7. Which of the following 3 pathways would remain to be more significant, towards estimating the escape of CO2 due to leakage through the confining layers?

(a) vertical migration as a free phase through fractures;

(b) buoyancy driven flow through permeable zones of a brine saturated cap rock;

(c) diffusion as a dissolved phase through a brine saturated cap rock.

8. How exactly to deduce the thickness of CO2 bubble floating near the top confined layer, towards estimating the vertical buoyant pressure exerted on the top confining layer by CO2 bubble floating at the top?

9. How exactly, the effect of injection pressure and permeability remain to have a correspondence with that of the injection rate?

10. Since, the injection rate remains to be an important operational variable that has a significant impact on the cost, safety, duration and ultimate success of any deep well injection operation, how exactly a deep well injection operation running with the injection rate remain to differ from that of running with the injection pressure held constant?

11. Whether CO2 injection rate directly determines the total mass of carbon sequestered in any period of time and the rate of growth of the CO2 bubble around the injector?

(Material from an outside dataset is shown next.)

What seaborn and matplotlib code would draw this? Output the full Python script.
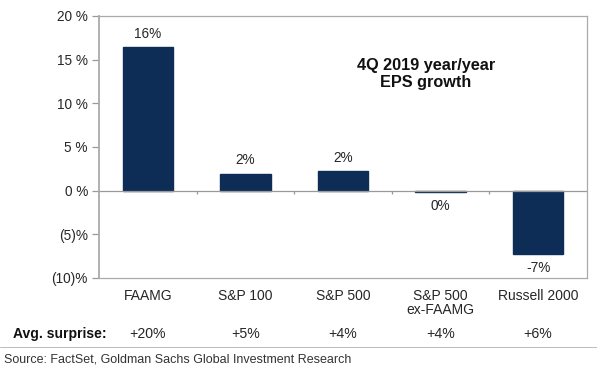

12. Given the operational limits set on the injection pressures, to avoid fracture, initiation of seismic events or well blow out, whether, will it always remain to be advantageous to inject CO2 at high rates to achieve a larger radius of review around the injector, which may also result in access to a larger formation volume for ultimate mineral sequestration?

13. Whether formation porosity directly determines the total sequestration capacity of the formation?

14. Whether formation permeability directly determines the feasible rate of injection within the constraints on the injection well’s operational pressure?

15. Whether the effect of an increase in permeability would remain to be qualitatively similar to that of increasing the rate of CO2 injection?

16. Whether a formation with the lower porosity requires a larger area of review to capture the same injected volume of CO2?

17. Whether the dissolution of CO2 would likely remain to be a rate limited process, governed by the morphology of the CO2–brine contact, CO2 phase pressure, temperature and the brine composition?

Or,

a rate limited dissolution model using a variable CO2 dissolution rate would be required to simulate the dissolution non-equilibrium?

18. To what extent, fluid injection wells remain to lose their initial injectivity due to the plugging of formation around the injector by particles, oil droplets and precipitates? Whether the resulting formation damage and injectivity decline would be of concern?

In such cases, what would be the effect of mineral trapping of CO2 on injectivity decline?

19. Feasible to simulate experimentally, the way, the injected CO2 initially grows as a bubble radially outward; and the way, the bubble eventually dissolving in the formation brine, and then, floating towards the top due to buoyancy, and then, settling near the top confining layer?

20. Whether, an increase in injection rate would always increase the dimensions of the bubble and, eventually, would increase, the total volume of CO2 sequestered?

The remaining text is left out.